It seems Meltano replicate tables one by one, is ...
# best-practices
l
It seems Meltano replicate tables one by one, is it possible to process multiple tables in parallel?
a
I was just digging into this
So Meltano runs singer taps and targets A single tap uses a fd (stdout) piped to a single targets fd (stdin). So even if a tap is running with 20 tables selected, they are all going through the same fd. Singer supports getting messages in any order so long as a schema message precedes a stream. So if you think, BFS (breadth first search), correlate that to the fact a tap could stream all of its streams "simultaneously" but ultimately really just alternating stream messages Or DFS (depth first search) if we follow the comparison where a tap streams a single stream to completion then the next. At the end of the day it's all going through the same proverbial pipe. So it doesn't really matter.

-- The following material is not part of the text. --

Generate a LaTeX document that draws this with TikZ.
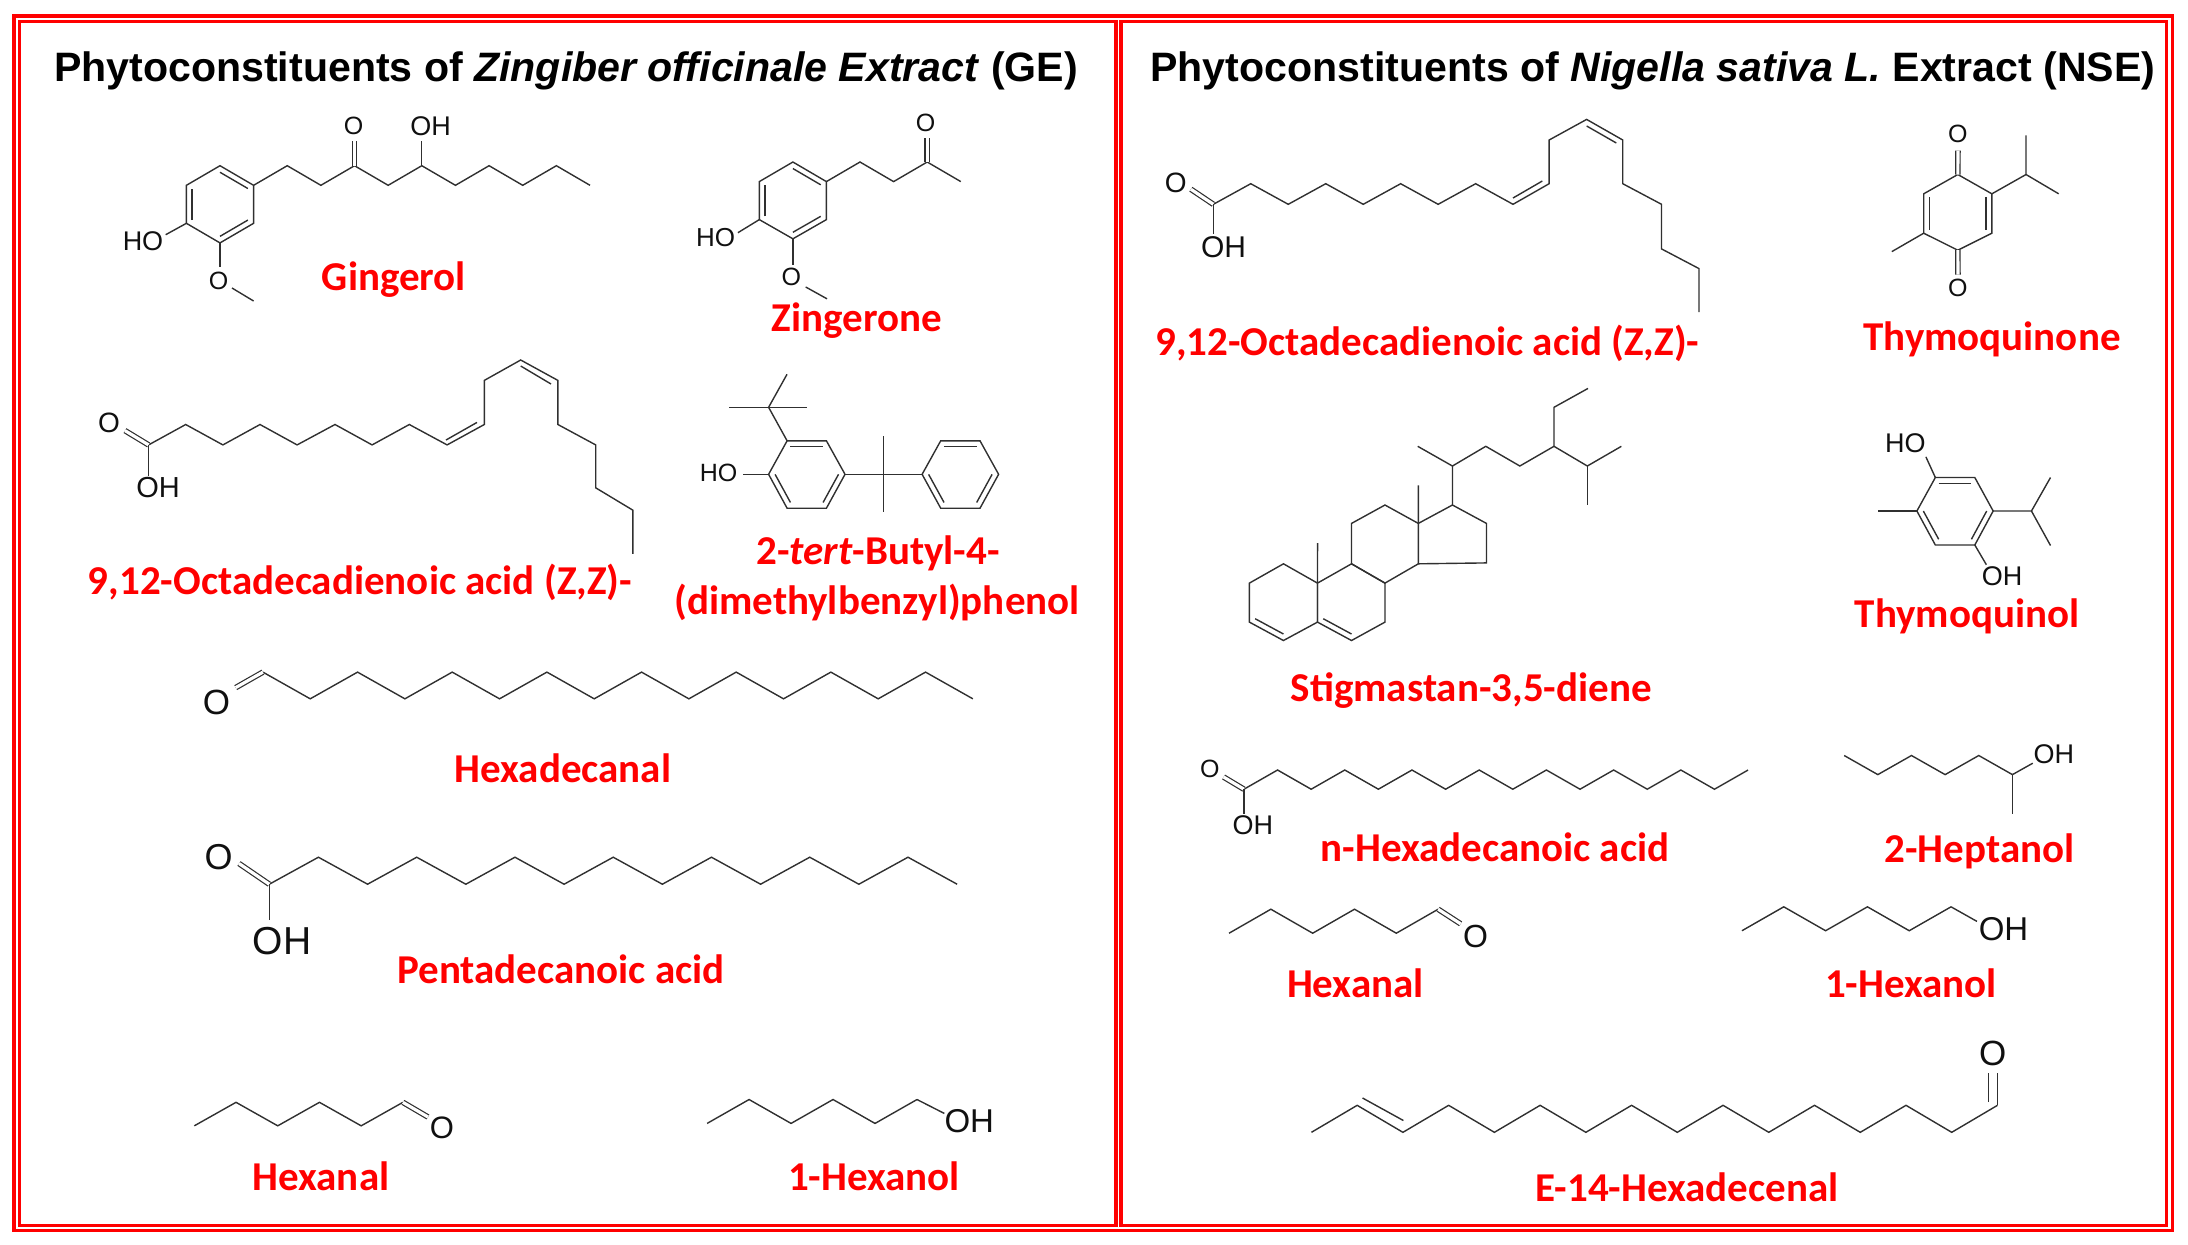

True parallelism (single or multi node) comes from multiple processes And that means taking a single tap-xxx target-yyy and partitioning the selected streams Then executing the partitions simultaneously if supported by target/dest
a
The other solution might be BATCH records (where tap send filename with a lot of rows from one stream), in theory it would be possible to fetch several streams simultaneously on the tap side and upload simultaneously on the target side.
BATCH records are in the works in singer_sdk now if I'm not mistaken.